Salient features of ABT w.e.f 2000

  • It implements the long held view that electricity tariffs should be two-part comprising of a fixed charge and a separate energy charge.
  • It increases the target availability level at which generators will be able to recover their fixed costs and RoE from 62.79% deemed PLF at present to 80% (85% after one year) for all thermal stations, 85% for hydro in the first year and 77% (82% after one year) for Neyvelli Lignite Corporation (NLC).
  • Under the ABT regime, the Indian Electricity Grid Code (IEGC) has fixed the grid operating frequency  variation within 49.5 to 50.3 Hz which helps to reduce the gap between supply and demand by scheduling of power supply in every 15 minutes block.
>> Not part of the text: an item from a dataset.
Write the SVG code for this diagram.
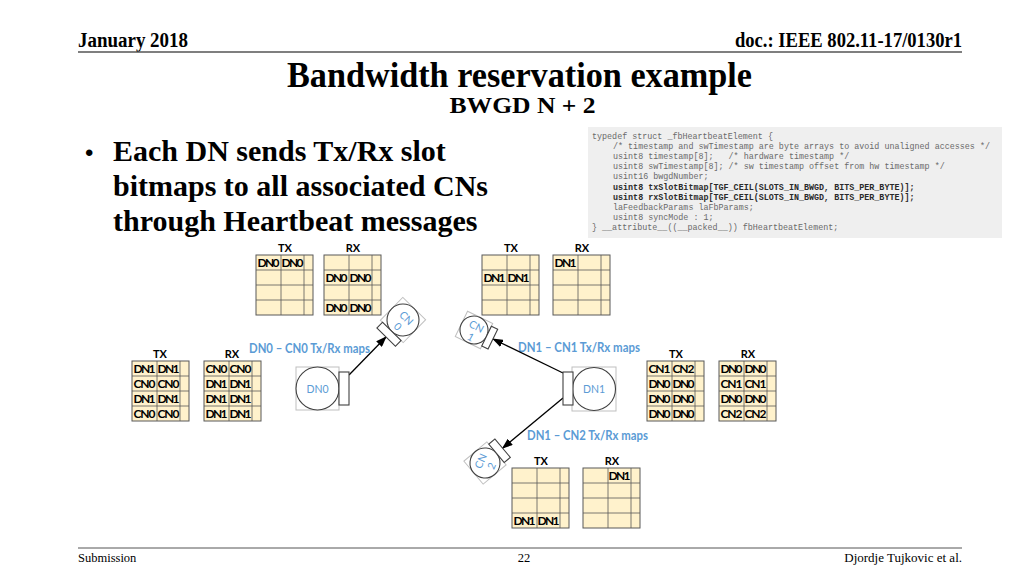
<svg xmlns="http://www.w3.org/2000/svg" width="1024" height="576" viewBox="0 0 1024 576">
<style>
.hdr{font-family:"Liberation Serif","Times New Roman",serif;font-weight:bold;fill:#000}
.code{font-family:"Liberation Mono","Courier New",monospace;font-size:8.4px;fill:#6a6a6a;white-space:pre}
.codeb{font-weight:bold;fill:#2a2a2a}
.cell{font-family:Lato,"Open Sans",sans-serif;font-weight:bold;font-size:12px;fill:#000;text-anchor:middle}
.th{font-family:Lato,"Open Sans",sans-serif;font-weight:bold;font-size:11px;fill:#000;text-anchor:middle}
.blue{font-family:Lato,"Open Sans",sans-serif;font-weight:bold;font-size:12.5px;fill:#5b9bd5}
.nlab{font-family:Lato,"Open Sans",sans-serif;font-size:10.5px;fill:#5b9bd5;text-anchor:middle}
.tbox{fill:#fff2cc;stroke:#595959;stroke-width:1}
.tgrid{fill:none;stroke:#595959;stroke-width:0.8}
.bbox{fill:none;stroke:#bfbfbf;stroke-width:1}
.circ{fill:#fff;stroke:#404040;stroke-width:1.1}
.ant{fill:#fff;stroke:#404040;stroke-width:1.1}
.conn{stroke:#000;stroke-width:1.3;fill:none}
.foot{font-family:"Liberation Serif","Times New Roman",serif;fill:#000}
</style>
<defs>
<marker id="arr" markerUnits="userSpaceOnUse" markerWidth="11" markerHeight="8" refX="10" refY="4" orient="auto">
<path d="M0,0 L11,4 L0,8 z" fill="#000"/>
</marker>
<g id="grid">
<rect x="0" y="0" width="57" height="60" class="tbox"/>
<path d="M25 0V60M48 0V60M0 15H57M0 30H57M0 45H57" class="tgrid"/>
</g>
</defs>
<rect x="0" y="0" width="1024" height="576" fill="#fff"/>

<!-- header -->
<g id="header">
<text class="hdr" x="78" y="47" font-size="20" textLength="110" lengthAdjust="spacingAndGlyphs">January 2018</text>
<text class="hdr" x="962" y="47" font-size="20" text-anchor="end" textLength="227" lengthAdjust="spacingAndGlyphs">doc.: IEEE 802.11-17/0130r1</text>
<line x1="78" y1="52" x2="962" y2="52" stroke="#555" stroke-width="1.5"/>
<text class="hdr" x="519.5" y="87" font-size="35" text-anchor="middle" textLength="465" lengthAdjust="spacingAndGlyphs">Bandwidth reservation example</text>
<text class="hdr" x="522.5" y="113" font-size="23" text-anchor="middle" textLength="146" lengthAdjust="spacingAndGlyphs">BWGD N + 2</text>
</g>

<!-- bullet -->
<g id="bullet">
<text x="85" y="161" font-family="Liberation Sans, Arial, sans-serif" font-size="24">•</text>
<text class="hdr" x="113" y="161" font-size="30">Each DN sends Tx/Rx slot</text>
<text class="hdr" x="113" y="196" font-size="30">bitmaps to all associated CNs</text>
<text class="hdr" x="113" y="231" font-size="30">through Heartbeat messages</text>
</g>

<!-- code box -->
<g id="code">
<rect x="588" y="127" width="414" height="111" fill="#efefef"/>
<text class="code" x="592" y="139">typedef struct _fbHeartbeatElement {</text>
<text class="code" x="613" y="149.1">/* timestamp and swTimestamp are byte arrays to avoid unaligned accesses */</text>
<text class="code" x="613" y="159.2">usint8 timestamp[8];   /* hardware timestamp */</text>
<text class="code" x="613" y="169.3">usint8 swTimestamp[8]; /* sw timestamp offset from hw timestamp */</text>
<text class="code" x="613" y="179.4">usint16 bwgdNumber;</text>
<text class="code codeb" x="613" y="189.5">usint8 txSlotBitmap[TGF_CEIL(SLOTS_IN_BWGD, BITS_PER_BYTE)];</text>
<text class="code codeb" x="613" y="199.6">usint8 rxSlotBitmap[TGF_CEIL(SLOTS_IN_BWGD, BITS_PER_BYTE)];</text>
<text class="code" x="613" y="209.7">laFeedbackParams laFbParams;</text>
<text class="code" x="613" y="219.8">usint8 syncMode : 1;</text>
<text class="code" x="592" y="229.9">} __attribute__((__packed__)) fbHeartbeatElement;</text>
</g>

<!-- tables: top-left (DN0-CN0) -->
<g id="tbl-cn0-tx">
<text class="th" x="285" y="252">TX</text>
<use href="#grid" x="256" y="255"/>
<text class="cell" x="268.5" y="267" textLength="22">DN0</text>
<text class="cell" x="292.5" y="267" textLength="22">DN0</text>
</g>
<g id="tbl-cn0-rx">
<text class="th" x="353" y="252">RX</text>
<use href="#grid" x="324" y="255"/>
<text class="cell" x="336.5" y="282" textLength="22">DN0</text>
<text class="cell" x="360.5" y="282" textLength="22">DN0</text>
<text class="cell" x="336.5" y="312" textLength="22">DN0</text>
<text class="cell" x="360.5" y="312" textLength="22">DN0</text>
</g>

<!-- tables: top-right (DN1-CN1) -->
<g id="tbl-cn1-tx">
<text class="th" x="511" y="252">TX</text>
<use href="#grid" x="482" y="255"/>
<text class="cell" x="494.5" y="282" textLength="22">DN1</text>
<text class="cell" x="518.5" y="282" textLength="22">DN1</text>
</g>
<g id="tbl-cn1-rx">
<text class="th" x="582" y="252">RX</text>
<use href="#grid" x="553" y="255"/>
<text class="cell" x="565.5" y="267" textLength="22">DN1</text>
</g>

<!-- tables: left (DN0) -->
<g id="tbl-dn0-tx">
<text class="th" x="160" y="358">TX</text>
<use href="#grid" x="132" y="361"/>
<text class="cell" x="144.5" y="373" textLength="22">DN1</text>
<text class="cell" x="168.5" y="373" textLength="22">DN1</text>
<text class="cell" x="144.5" y="388" textLength="22">CN0</text>
<text class="cell" x="168.5" y="388" textLength="22">CN0</text>
<text class="cell" x="144.5" y="403" textLength="22">DN1</text>
<text class="cell" x="168.5" y="403" textLength="22">DN1</text>
<text class="cell" x="144.5" y="418" textLength="22">CN0</text>
<text class="cell" x="168.5" y="418" textLength="22">CN0</text>
</g>
<g id="tbl-dn0-rx">
<text class="th" x="232" y="358">RX</text>
<use href="#grid" x="204" y="361"/>
<text class="cell" x="216.5" y="373" textLength="22">CN0</text>
<text class="cell" x="240.5" y="373" textLength="22">CN0</text>
<text class="cell" x="216.5" y="388" textLength="22">DN1</text>
<text class="cell" x="240.5" y="388" textLength="22">DN1</text>
<text class="cell" x="216.5" y="403" textLength="22">DN1</text>
<text class="cell" x="240.5" y="403" textLength="22">DN1</text>
<text class="cell" x="216.5" y="418" textLength="22">DN1</text>
<text class="cell" x="240.5" y="418" textLength="22">DN1</text>
</g>

<!-- tables: right (DN1) -->
<g id="tbl-dn1-tx">
<text class="th" x="676" y="358">TX</text>
<use href="#grid" x="647" y="361"/>
<text class="cell" x="659.5" y="373" textLength="22">CN1</text>
<text class="cell" x="683.5" y="373" textLength="22">CN2</text>
<text class="cell" x="659.5" y="388" textLength="22">DN0</text>
<text class="cell" x="683.5" y="388" textLength="22">DN0</text>
<text class="cell" x="659.5" y="403" textLength="22">DN0</text>
<text class="cell" x="683.5" y="403" textLength="22">DN0</text>
<text class="cell" x="659.5" y="418" textLength="22">DN0</text>
<text class="cell" x="683.5" y="418" textLength="22">DN0</text>
</g>
<g id="tbl-dn1-rx">
<text class="th" x="748" y="358">RX</text>
<use href="#grid" x="719" y="361"/>
<text class="cell" x="731.5" y="373" textLength="22">DN0</text>
<text class="cell" x="755.5" y="373" textLength="22">DN0</text>
<text class="cell" x="731.5" y="388" textLength="22">CN1</text>
<text class="cell" x="755.5" y="388" textLength="22">CN1</text>
<text class="cell" x="731.5" y="403" textLength="22">DN0</text>
<text class="cell" x="755.5" y="403" textLength="22">DN0</text>
<text class="cell" x="731.5" y="418" textLength="22">CN2</text>
<text class="cell" x="755.5" y="418" textLength="22">CN2</text>
</g>

<!-- tables: bottom (DN1-CN2) -->
<g id="tbl-cn2-tx">
<text class="th" x="541" y="465">TX</text>
<use href="#grid" x="512" y="468"/>
<text class="cell" x="524.5" y="525" textLength="22">DN1</text>
<text class="cell" x="548.5" y="525" textLength="22">DN1</text>
</g>
<g id="tbl-cn2-rx">
<text class="th" x="612" y="465">RX</text>
<use href="#grid" x="583" y="468"/>
<text class="cell" x="619.5" y="480" textLength="22">DN1</text>
</g>

<!-- blue labels -->
<g id="labels">
<text class="blue" x="249" y="353" textLength="121" lengthAdjust="spacingAndGlyphs">DN0 – CN0 Tx/Rx maps</text>
<text class="blue" x="518" y="352" textLength="122" lengthAdjust="spacingAndGlyphs">DN1 – CN1 Tx/Rx maps</text>
<text class="blue" x="527" y="440" textLength="121" lengthAdjust="spacingAndGlyphs">DN1 – CN2 Tx/Rx maps</text>
</g>

<!-- connectors -->
<g id="connectors">
<line class="conn" x1="349" y1="375" x2="386" y2="337" marker-end="url(#arr)"/>
<line class="conn" x1="563" y1="373" x2="493" y2="339" marker-end="url(#arr)"/>
<line class="conn" x1="563" y1="398" x2="502.6" y2="448.2" marker-end="url(#arr)"/>
</g>

<!-- nodes -->
<g id="DN0">
<rect class="bbox" x="296" y="367" width="43" height="43"/>
<circle class="circ" cx="317.5" cy="388.5" r="21.5"/>
<rect class="ant" x="339" y="372" width="10" height="33"/>
<text class="nlab" x="317.5" y="392.5">DN0</text>
</g>
<g id="DN1">
<rect class="bbox" x="572" y="367" width="44" height="44"/>
<circle class="circ" cx="594" cy="389" r="21.5"/>
<rect class="ant" x="563" y="372" width="10" height="33"/>
<text class="nlab" x="594" y="393">DN1</text>
</g>
<g id="CN0" transform="translate(403,320)">
<g transform="rotate(134.5)">
<rect class="bbox" x="-16" y="-16" width="32" height="32"/>
<circle class="circ" cx="0" cy="0" r="16"/>
<rect class="ant" x="16" y="-13" width="8" height="26"/>
</g>
<g transform="rotate(45)">
<text class="nlab" x="1" y="0">CN</text>
<text class="nlab" x="1" y="12">0</text>
</g>
</g>
<g id="CN1" transform="translate(474,330)">
<g transform="rotate(26)">
<rect class="bbox" x="-14" y="-14" width="28" height="28"/>
<circle class="circ" cx="0" cy="0" r="14"/>
<rect class="ant" x="14" y="-11" width="7" height="22"/>
</g>
<g transform="rotate(28)">
<text class="nlab" x="0.5" y="-0.5">CN</text>
<text class="nlab" x="0.5" y="11.5">1</text>
</g>
</g>
<g id="CN2" transform="translate(485,463)">
<g transform="rotate(-40)">
<rect class="bbox" x="-15" y="-15" width="30" height="30"/>
<circle class="circ" cx="0" cy="0" r="15"/>
<rect class="ant" x="15" y="-12" width="8" height="24"/>
</g>
<g transform="rotate(-66)">
<text class="nlab" x="0" y="-1">CN</text>
<text class="nlab" x="0" y="11">2</text>
</g>
</g>

<!-- footer -->
<g id="footer">
<line x1="78" y1="548" x2="962" y2="548" stroke="#555" stroke-width="1"/>
<text class="foot" x="78" y="562" font-size="12.5">Submission</text>
<text class="foot" x="524" y="562" font-size="12.5" text-anchor="middle">22</text>
<text class="foot" x="962" y="562" font-size="13" text-anchor="end">Djordje Tujkovic et al.</text>
</g>
</svg>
Each day has 96 such blocks.
  • Mis-declaration of incorrect schedules entails severe penalty.
  • The order permits market pricing for the trading of surplus energy by beneficiaries and generators.
  • The order urges the GoI to allocate the unallocated capacity a month in advance so that beneficiaries know their exact share in capacity in advance and can take steps to trade surplus power.
  • In the earlier regime, the beneficiary had to pay charges even for prolonged outages. The availability tariff rules out any such payments on account of outages.

Benefits of ABT

  • Rational recovery of fixed costs from beneficiaries.
  • It provides a fiscal mechanism to encourage high availability of plants to meet the peak demand.
  • Merit order and most economic generation is encouraged as a result of which low cost power gets a priority in generation.
  • Rationalization of the contractual demand between the SEB’s and the generators.
  • Fiscal disincentives for over drawl during low frequency conditions and under drawl during high frequency conditions.